WHAT IS REQUIRED -> Images should be left out, and everything else in the listing reproduced exactly.

DATA PROVIDED ->
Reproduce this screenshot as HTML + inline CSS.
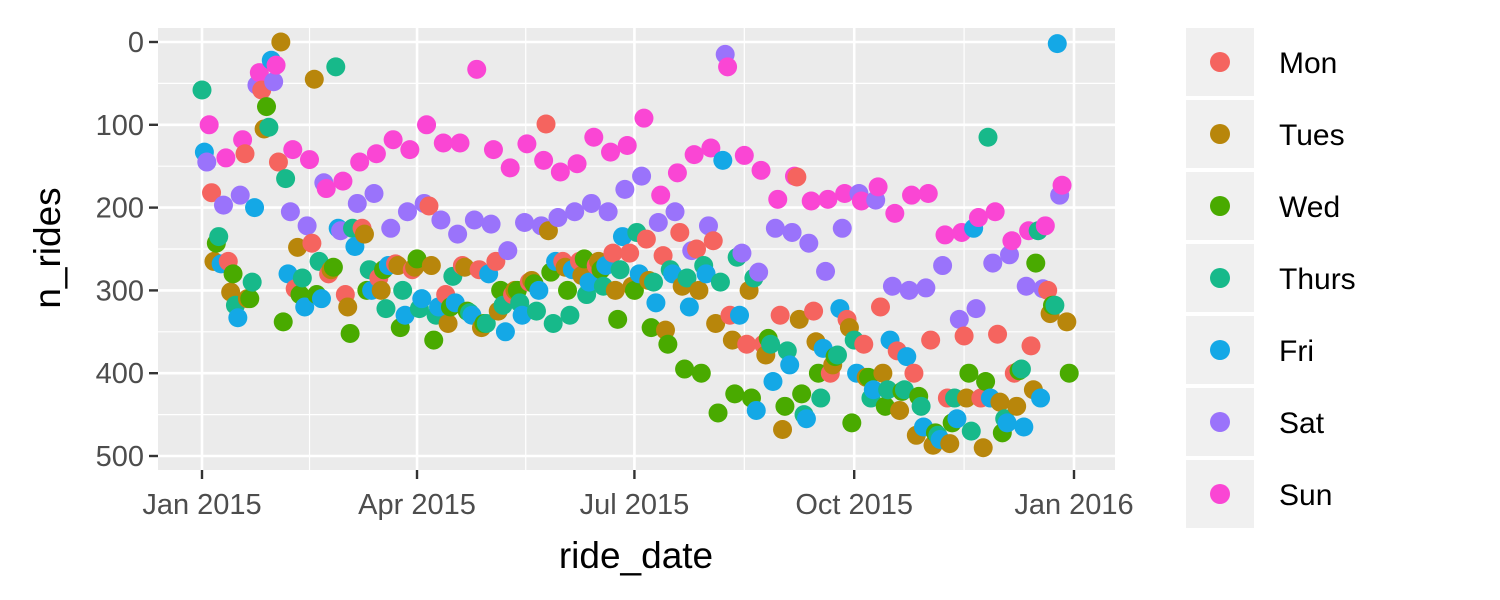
<!DOCTYPE html>
<html><head><meta charset="utf-8"><style>
body{margin:0;background:#fff;width:1500px;height:600px;overflow:hidden}
svg{display:block;font-family:"Liberation Sans",sans-serif}
</style></head><body>
<svg id="chart" width="1500" height="600">
<rect x="158" y="28" width="957" height="442" fill="#ebebeb"/>
<g id="grid"></g><g id="points"></g><g id="axes"></g><g id="legend"></g>
<text x="636" y="568" font-size="37" text-anchor="middle" fill="#000">ride_date</text>
<text transform="translate(60,248) rotate(-90)" font-size="37" text-anchor="middle" fill="#000">n_rides</text>
</svg>
<script>
const dayNames=["Mon","Tues","Wed","Thurs","Fri","Sat","Sun"];
const dayOffsets=[4,5,6,0,1,2,3];
const colors=["#F5645F","#B8860B","#49AA00","#17B98A","#14A8E6","#9A73FB","#FA46D4"];
const monVals=[182,265,135,58,145,298,243,280,305,225,285,268,275,198,305,270,275,265,305,290,99,265,265,270,255,255,238,258,230,250,240,330,365,365,330,163,325,400,335,365,320,373,400,360,430,355,430,353,400,367,300];
const tueVals=[265,302,310,105,0,248,45,275,320,232,300,270,272,270,340,272,345,325,300,288,228,272,282,265,300,295,288,348,295,300,340,360,300,378,468,335,362,390,345,405,400,445,475,487,485,430,490,435,440,420,328,338];
const wedVals=[243,280,310,78,338,305,305,272,352,300,275,345,262,360,320,325,340,300,300,292,278,300,262,275,335,300,345,365,395,400,448,425,430,358,440,425,400,380,460,405,440,422,428,472,460,400,410,472,397,267,318,400];
const thuVals=[58,235,318,290,103,165,285,265,30,225,275,322,300,322,330,283,327,340,318,315,325,340,330,305,295,275,230,290,275,285,270,290,260,285,365,373,450,430,378,360,430,420,420,440,475,430,470,115,455,395,228,318];
const friVals=[133,268,333,200,22,280,320,310,225,247,300,270,330,310,320,315,330,280,350,330,300,265,275,290,270,235,280,315,280,320,280,143,330,445,410,390,455,370,322,400,420,360,380,465,480,455,225,430,460,465,430,2];
const satVals=[145,197,185,52,48,205,222,170,228,195,183,225,205,195,215,232,215,220,252,218,222,212,205,195,205,178,162,218,205,252,222,15,255,278,225,230,243,277,225,183,191,295,300,297,270,335,322,267,257,295,298,185];
const sunVals=[100,140,118,37,28,130,142,177,168,145,135,118,130,100,122,122,33,130,152,123,143,157,147,115,133,125,92,185,158,136,128,30,137,155,190,162,192,190,183,192,175,207,185,183,233,230,212,205,240,228,222,173];
const series=[monVals,tueVals,wedVals,thuVals,friVals,satVals,sunVals];
const yTicks=[0,100,200,300,400,500];
const xTickLabels=["Jan 2015","Apr 2015","Jul 2015","Oct 2015","Jan 2016"];
const xTickDays=[0,90,181,273,365];
const NS="http://www.w3.org/2000/svg";
const xs=d=>202+d*(872/365);
const ys=v=>42+v*(414/500);
function mk(tag,attrs,parent){const e=document.createElementNS(NS,tag);for(const k in attrs)e.setAttribute(k,attrs[k]);parent.appendChild(e);return e;}
const grid=document.getElementById('grid'),axes=document.getElementById('axes');
for(let i=0;i<yTicks.length-1;i++){const m=(yTicks[i]+yTicks[i+1])/2;const l=mk('line',{x1:158,x2:1115,y1:ys(m),y2:ys(m),stroke:'#fff','stroke-width':1.2},grid);

}
for(let i=0;i<xTickDays.length-1;i++){const m=(xTickDays[i]+xTickDays[i+1])/2;const l=mk('line',{x1:xs(m),x2:xs(m),y1:28,y2:470,stroke:'#fff','stroke-width':1.2},grid);

}
yTicks.forEach(v=>{const l=mk('line',{x1:158,x2:1115,y1:ys(v),y2:ys(v),stroke:'#fff','stroke-width':2.6},grid);


const t=mk('line',{x1:149,x2:158,y1:ys(v),y2:ys(v),stroke:'#333','stroke-width':2.4},axes);


const tx=mk('text',{x:144,y:ys(v)+10,'font-size':29,'text-anchor':'end',fill:'#4d4d4d'},axes);tx.textContent=v;

});
xTickDays.forEach((d,i)=>{const l=mk('line',{x1:xs(d),x2:xs(d),y1:28,y2:470,stroke:'#fff','stroke-width':2.6},grid);


const t=mk('line',{x1:xs(d),x2:xs(d),y1:470,y2:479,stroke:'#333','stroke-width':2.4},axes);


const tx=mk('text',{x:xs(d),y:514,'font-size':29,'text-anchor':'middle',fill:'#4d4d4d'},axes);tx.textContent=xTickLabels[i];

});
const pts=[];
series.forEach((arr,s)=>arr.forEach((v,i)=>{const d=dayOffsets[s]+7*i;if(d<365)pts.push([d,v,s]);}));
pts.sort((a,b)=>a[0]-b[0]);
const pg=document.getElementById('points');
pts.forEach(p=>{const c=mk('circle',{cx:xs(p[0]),cy:ys(p[1]),r:9.5,fill:colors[p[2]]},pg);

});
const lg=document.getElementById('legend');
dayNames.forEach((n,i)=>{const y0=28+i*72;
const g=mk('g',{},lg);


mk('rect',{x:1186,y:y0,width:68,height:68,fill:'#f0f0f0'},g);
mk('circle',{cx:1220,cy:y0+34,r:10,fill:colors[i]},g);
const t=mk('text',{x:1279,y:y0+45,'font-size':30,fill:'#000'},g);t.textContent=n;});
</script>
</body></html>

COMPLETED TASK ->
Reproduce this screenshot as HTML + inline CSS.
<!DOCTYPE html>
<html><head><meta charset="utf-8"><style>
body{margin:0;background:#fff;width:1500px;height:600px;overflow:hidden}
svg{display:block;font-family:"Liberation Sans",sans-serif}
</style></head><body>
<svg id="chart" width="1500" height="600">
<rect x="158" y="28" width="957" height="442" fill="#ebebeb"/>
<g id="grid"></g><g id="points"></g><g id="axes"></g><g id="legend"></g>
<text x="636" y="568" font-size="37" text-anchor="middle" fill="#000">ride_date</text>
<text transform="translate(60,248) rotate(-90)" font-size="37" text-anchor="middle" fill="#000">n_rides</text>
</svg>
<script>
const dayNames=["Mon","Tues","Wed","Thurs","Fri","Sat","Sun"];
const dayOffsets=[4,5,6,0,1,2,3];
const colors=["#F5645F","#B8860B","#49AA00","#17B98A","#14A8E6","#9A73FB","#FA46D4"];
const monVals=[182,265,135,58,145,298,243,280,305,225,285,268,275,198,305,270,275,265,305,290,99,265,265,270,255,255,238,258,230,250,240,330,365,365,330,163,325,400,335,365,320,373,400,360,430,355,430,353,400,367,300];
const tueVals=[265,302,310,105,0,248,45,275,320,232,300,270,272,270,340,272,345,325,300,288,228,272,282,265,300,295,288,348,295,300,340,360,300,378,468,335,362,390,345,405,400,445,475,487,485,430,490,435,440,420,328,338];
const wedVals=[243,280,310,78,338,305,305,272,352,300,275,345,262,360,320,325,340,300,300,292,278,300,262,275,335,300,345,365,395,400,448,425,430,358,440,425,400,380,460,405,440,422,428,472,460,400,410,472,397,267,318,400];
const thuVals=[58,235,318,290,103,165,285,265,30,225,275,322,300,322,330,283,327,340,318,315,325,340,330,305,295,275,230,290,275,285,270,290,260,285,365,373,450,430,378,360,430,420,420,440,475,430,470,115,455,395,228,318];
const friVals=[133,268,333,200,22,280,320,310,225,247,300,270,330,310,320,315,330,280,350,330,300,265,275,290,270,235,280,315,280,320,280,143,330,445,410,390,455,370,322,400,420,360,380,465,480,455,225,430,460,465,430,2];
const satVals=[145,197,185,52,48,205,222,170,228,195,183,225,205,195,215,232,215,220,252,218,222,212,205,195,205,178,162,218,205,252,222,15,255,278,225,230,243,277,225,183,191,295,300,297,270,335,322,267,257,295,298,185];
const sunVals=[100,140,118,37,28,130,142,177,168,145,135,118,130,100,122,122,33,130,152,123,143,157,147,115,133,125,92,185,158,136,128,30,137,155,190,162,192,190,183,192,175,207,185,183,233,230,212,205,240,228,222,173];
const series=[monVals,tueVals,wedVals,thuVals,friVals,satVals,sunVals];
const yTicks=[0,100,200,300,400,500];
const xTickLabels=["Jan 2015","Apr 2015","Jul 2015","Oct 2015","Jan 2016"];
const xTickDays=[0,90,181,273,365];
const NS="http://www.w3.org/2000/svg";
const xs=d=>202+d*(872/365);
const ys=v=>42+v*(414/500);
function mk(tag,attrs,parent){const e=document.createElementNS(NS,tag);for(const k in attrs)e.setAttribute(k,attrs[k]);parent.appendChild(e);return e;}
const grid=document.getElementById('grid'),axes=document.getElementById('axes');
for(let i=0;i<yTicks.length-1;i++){const m=(yTicks[i]+yTicks[i+1])/2;const l=mk('line',{x1:158,x2:1115,y1:ys(m),y2:ys(m),stroke:'#fff','stroke-width':1.2},grid);

}
for(let i=0;i<xTickDays.length-1;i++){const m=(xTickDays[i]+xTickDays[i+1])/2;const l=mk('line',{x1:xs(m),x2:xs(m),y1:28,y2:470,stroke:'#fff','stroke-width':1.2},grid);

}
yTicks.forEach(v=>{const l=mk('line',{x1:158,x2:1115,y1:ys(v),y2:ys(v),stroke:'#fff','stroke-width':2.6},grid);


const t=mk('line',{x1:149,x2:158,y1:ys(v),y2:ys(v),stroke:'#333','stroke-width':2.4},axes);


const tx=mk('text',{x:144,y:ys(v)+10,'font-size':29,'text-anchor':'end',fill:'#4d4d4d'},axes);tx.textContent=v;

});
xTickDays.forEach((d,i)=>{const l=mk('line',{x1:xs(d),x2:xs(d),y1:28,y2:470,stroke:'#fff','stroke-width':2.6},grid);


const t=mk('line',{x1:xs(d),x2:xs(d),y1:470,y2:479,stroke:'#333','stroke-width':2.4},axes);


const tx=mk('text',{x:xs(d),y:514,'font-size':29,'text-anchor':'middle',fill:'#4d4d4d'},axes);tx.textContent=xTickLabels[i];

});
const pts=[];
series.forEach((arr,s)=>arr.forEach((v,i)=>{const d=dayOffsets[s]+7*i;if(d<365)pts.push([d,v,s]);}));
pts.sort((a,b)=>a[0]-b[0]);
const pg=document.getElementById('points');
pts.forEach(p=>{const c=mk('circle',{cx:xs(p[0]),cy:ys(p[1]),r:9.5,fill:colors[p[2]]},pg);

});
const lg=document.getElementById('legend');
dayNames.forEach((n,i)=>{const y0=28+i*72;
const g=mk('g',{},lg);


mk('rect',{x:1186,y:y0,width:68,height:68,fill:'#f0f0f0'},g);
mk('circle',{cx:1220,cy:y0+34,r:10,fill:colors[i]},g);
const t=mk('text',{x:1279,y:y0+45,'font-size':30,fill:'#000'},g);t.textContent=n;});
</script>
</body></html>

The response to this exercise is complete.